─── RAW DATA ───
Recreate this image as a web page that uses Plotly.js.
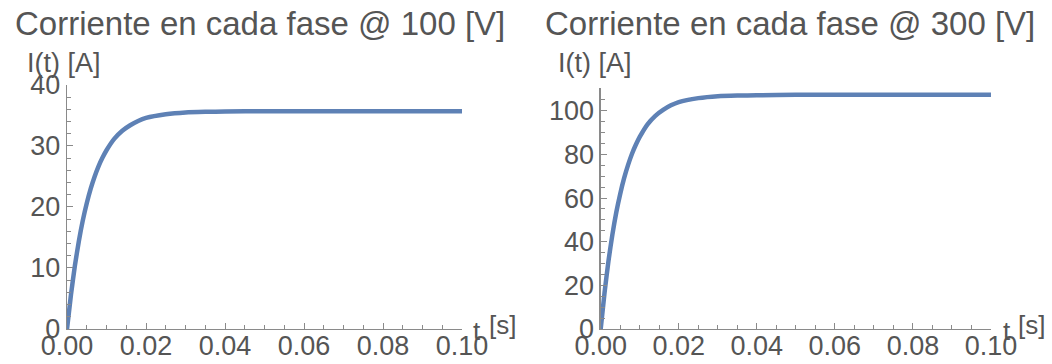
<!DOCTYPE html>
<html>
<head>
<meta charset="utf-8">
<script src="https://cdn.plot.ly/plotly-3.0.1.min.js"></script>
<style>html,body{margin:0;padding:0;background:#fff;}#chart{width:1052px;height:364px;}</style>
</head>
<body>
<div id="chart"></div>
<script>
// Time samples [s]
var time_s = [0, 0.001, 0.002, 0.003, 0.004, 0.005, 0.006, 0.007, 0.008, 0.009, 0.010, 0.012, 0.014, 0.016, 0.018, 0.020, 0.025, 0.030, 0.035, 0.040, 0.050, 0.060, 0.070, 0.080, 0.090, 0.100];
// Phase current at 100 V [A]
var current_100V = [0, 5.6, 10.4, 14.4, 17.8, 20.6, 23.0, 25.0, 26.7, 28.1, 29.3, 31.2, 32.5, 33.4, 34.1, 34.6, 35.2, 35.5, 35.6, 35.65, 35.7, 35.7, 35.7, 35.7, 35.7, 35.7];
// Phase current at 300 V [A]
var current_300V = [0, 16.8, 31.3, 43.3, 53.5, 61.9, 69.1, 75.1, 80.2, 84.4, 88.0, 93.8, 97.7, 100.4, 102.5, 104.0, 105.8, 106.7, 107.0, 107.1, 107.3, 107.3, 107.3, 107.3, 107.3, 107.3];
// Labels
var titles = ['Corriente en cada fase @ 100 [V]', 'Corriente en cada fase @ 300 [V]'];
var yLabel = 'I(t) [A]';
var xLabelVar = 't';
var xLabelUnit = '[s]';

var lineColor = '#5E81B5';
var axisColor = '#8a8a8a';
var textColor = '#555555';
var fontFam = 'Liberation Sans, Arial, sans-serif';

var traces = [
  {x: time_s, y: current_100V, xaxis: 'x', yaxis: 'y', mode: 'lines', line: {color: lineColor, width: 4.5, shape: 'spline', smoothing: 0.6}, hoverinfo: 'skip'},
  {x: time_s, y: current_300V, xaxis: 'x2', yaxis: 'y2', mode: 'lines', line: {color: lineColor, width: 4.5, shape: 'spline', smoothing: 0.6}, hoverinfo: 'skip'}
];

function xAx(domain, anchor) {
  return {
    domain: domain, anchor: anchor, range: [0, 0.1], dtick: 0.02, tick0: 0, tickformat: '.2f',
    showline: true, linecolor: axisColor, linewidth: 1.3, showgrid: false, zeroline: false,
    ticks: 'inside', ticklen: 6, tickwidth: 1, tickcolor: axisColor,
    minor: {dtick: 0.005, ticks: 'inside', ticklen: 4, tickcolor: axisColor, showgrid: false},
    ticklabelstandoff: -8,
    tickfont: {family: fontFam, size: 27, color: textColor}, fixedrange: true
  };
}
function yAx(domain, anchor, range, dtick, mdtick) {
  return {
    domain: domain, anchor: anchor, range: range, dtick: dtick, tick0: 0,
    showline: true, linecolor: axisColor, linewidth: 1.3, showgrid: false, zeroline: false,
    ticks: 'inside', ticklen: 6, tickwidth: 1, tickcolor: axisColor,
    minor: {dtick: mdtick, ticks: 'inside', ticklen: 4, tickcolor: axisColor, showgrid: false},
    tickfont: {family: fontFam, size: 27, color: textColor}, fixedrange: true
  };
}

var annFont = function (s) { return {family: fontFam, size: s, color: textColor}; };
var layout = {
  width: 1052, height: 364,
  margin: {l: 0, r: 0, t: 0, b: 0},
  paper_bgcolor: '#fff', plot_bgcolor: '#fff',
  showlegend: false,
  xaxis: xAx([0.0637, 0.4392], 'y'),
  yaxis: yAx([0.0962, 0.7665], 'x', [0, 40], 10, 2),
  xaxis2: xAx([0.5710, 0.9420], 'y2'),
  yaxis2: yAx([0.0962, 0.7574], 'x2', [0, 110.3], 20, 5),
  annotations: [
    {text: titles[0], xref: 'paper', yref: 'paper', x: 13/1052, y: 1 - 23/364, xanchor: 'left', yanchor: 'middle', showarrow: false, font: annFont(33)},
    {text: titles[1], xref: 'paper', yref: 'paper', x: 543/1052, y: 1 - 23/364, xanchor: 'left', yanchor: 'middle', showarrow: false, font: annFont(33)},
    {text: yLabel, xref: 'paper', yref: 'paper', x: 25/1052, y: 1 - 63/364, xanchor: 'left', yanchor: 'middle', showarrow: false, font: annFont(27)},
    {text: yLabel, xref: 'paper', yref: 'paper', x: 556/1052, y: 1 - 63/364, xanchor: 'left', yanchor: 'middle', showarrow: false, font: annFont(27)},
    {text: xLabelVar, xref: 'paper', yref: 'paper', x: 477/1052, y: 1 - 331/364, xanchor: 'center', yanchor: 'middle', showarrow: false, font: annFont(26)},
    {text: xLabelUnit, xref: 'paper', yref: 'paper', x: 502/1052, y: 1 - 325/364, xanchor: 'center', yanchor: 'middle', showarrow: false, font: annFont(26)},
    {text: xLabelVar, xref: 'paper', yref: 'paper', x: 1007/1052, y: 1 - 331/364, xanchor: 'center', yanchor: 'middle', showarrow: false, font: annFont(26)},
    {text: xLabelUnit, xref: 'paper', yref: 'paper', x: 1031/1052, y: 1 - 325/364, xanchor: 'center', yanchor: 'middle', showarrow: false, font: annFont(26)}
  ]
};

Plotly.newPlot('chart', traces, layout, {displayModeBar: false, staticPlot: true});
</script>
</body>
</html>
───
Images should not appear in the copy; retype the listing above exactly.

- _TASK SOLUTION_:
Recreate this image as a web page that uses Plotly.js.
<!DOCTYPE html>
<html>
<head>
<meta charset="utf-8">
<script src="https://cdn.plot.ly/plotly-3.0.1.min.js"></script>
<style>html,body{margin:0;padding:0;background:#fff;}#chart{width:1052px;height:364px;}</style>
</head>
<body>
<div id="chart"></div>
<script>
// Time samples [s]
var time_s = [0, 0.001, 0.002, 0.003, 0.004, 0.005, 0.006, 0.007, 0.008, 0.009, 0.010, 0.012, 0.014, 0.016, 0.018, 0.020, 0.025, 0.030, 0.035, 0.040, 0.050, 0.060, 0.070, 0.080, 0.090, 0.100];
// Phase current at 100 V [A]
var current_100V = [0, 5.6, 10.4, 14.4, 17.8, 20.6, 23.0, 25.0, 26.7, 28.1, 29.3, 31.2, 32.5, 33.4, 34.1, 34.6, 35.2, 35.5, 35.6, 35.65, 35.7, 35.7, 35.7, 35.7, 35.7, 35.7];
// Phase current at 300 V [A]
var current_300V = [0, 16.8, 31.3, 43.3, 53.5, 61.9, 69.1, 75.1, 80.2, 84.4, 88.0, 93.8, 97.7, 100.4, 102.5, 104.0, 105.8, 106.7, 107.0, 107.1, 107.3, 107.3, 107.3, 107.3, 107.3, 107.3];
// Labels
var titles = ['Corriente en cada fase @ 100 [V]', 'Corriente en cada fase @ 300 [V]'];
var yLabel = 'I(t) [A]';
var xLabelVar = 't';
var xLabelUnit = '[s]';

var lineColor = '#5E81B5';
var axisColor = '#8a8a8a';
var textColor = '#555555';
var fontFam = 'Liberation Sans, Arial, sans-serif';

var traces = [
  {x: time_s, y: current_100V, xaxis: 'x', yaxis: 'y', mode: 'lines', line: {color: lineColor, width: 4.5, shape: 'spline', smoothing: 0.6}, hoverinfo: 'skip'},
  {x: time_s, y: current_300V, xaxis: 'x2', yaxis: 'y2', mode: 'lines', line: {color: lineColor, width: 4.5, shape: 'spline', smoothing: 0.6}, hoverinfo: 'skip'}
];

function xAx(domain, anchor) {
  return {
    domain: domain, anchor: anchor, range: [0, 0.1], dtick: 0.02, tick0: 0, tickformat: '.2f',
    showline: true, linecolor: axisColor, linewidth: 1.3, showgrid: false, zeroline: false,
    ticks: 'inside', ticklen: 6, tickwidth: 1, tickcolor: axisColor,
    minor: {dtick: 0.005, ticks: 'inside', ticklen: 4, tickcolor: axisColor, showgrid: false},
    ticklabelstandoff: -8,
    tickfont: {family: fontFam, size: 27, color: textColor}, fixedrange: true
  };
}
function yAx(domain, anchor, range, dtick, mdtick) {
  return {
    domain: domain, anchor: anchor, range: range, dtick: dtick, tick0: 0,
    showline: true, linecolor: axisColor, linewidth: 1.3, showgrid: false, zeroline: false,
    ticks: 'inside', ticklen: 6, tickwidth: 1, tickcolor: axisColor,
    minor: {dtick: mdtick, ticks: 'inside', ticklen: 4, tickcolor: axisColor, showgrid: false},
    tickfont: {family: fontFam, size: 27, color: textColor}, fixedrange: true
  };
}

var annFont = function (s) { return {family: fontFam, size: s, color: textColor}; };
var layout = {
  width: 1052, height: 364,
  margin: {l: 0, r: 0, t: 0, b: 0},
  paper_bgcolor: '#fff', plot_bgcolor: '#fff',
  showlegend: false,
  xaxis: xAx([0.0637, 0.4392], 'y'),
  yaxis: yAx([0.0962, 0.7665], 'x', [0, 40], 10, 2),
  xaxis2: xAx([0.5710, 0.9420], 'y2'),
  yaxis2: yAx([0.0962, 0.7574], 'x2', [0, 110.3], 20, 5),
  annotations: [
    {text: titles[0], xref: 'paper', yref: 'paper', x: 13/1052, y: 1 - 23/364, xanchor: 'left', yanchor: 'middle', showarrow: false, font: annFont(33)},
    {text: titles[1], xref: 'paper', yref: 'paper', x: 543/1052, y: 1 - 23/364, xanchor: 'left', yanchor: 'middle', showarrow: false, font: annFont(33)},
    {text: yLabel, xref: 'paper', yref: 'paper', x: 25/1052, y: 1 - 63/364, xanchor: 'left', yanchor: 'middle', showarrow: false, font: annFont(27)},
    {text: yLabel, xref: 'paper', yref: 'paper', x: 556/1052, y: 1 - 63/364, xanchor: 'left', yanchor: 'middle', showarrow: false, font: annFont(27)},
    {text: xLabelVar, xref: 'paper', yref: 'paper', x: 477/1052, y: 1 - 331/364, xanchor: 'center', yanchor: 'middle', showarrow: false, font: annFont(26)},
    {text: xLabelUnit, xref: 'paper', yref: 'paper', x: 502/1052, y: 1 - 325/364, xanchor: 'center', yanchor: 'middle', showarrow: false, font: annFont(26)},
    {text: xLabelVar, xref: 'paper', yref: 'paper', x: 1007/1052, y: 1 - 331/364, xanchor: 'center', yanchor: 'middle', showarrow: false, font: annFont(26)},
    {text: xLabelUnit, xref: 'paper', yref: 'paper', x: 1031/1052, y: 1 - 325/364, xanchor: 'center', yanchor: 'middle', showarrow: false, font: annFont(26)}
  ]
};

Plotly.newPlot('chart', traces, layout, {displayModeBar: false, staticPlot: true});
</script>
</body>
</html>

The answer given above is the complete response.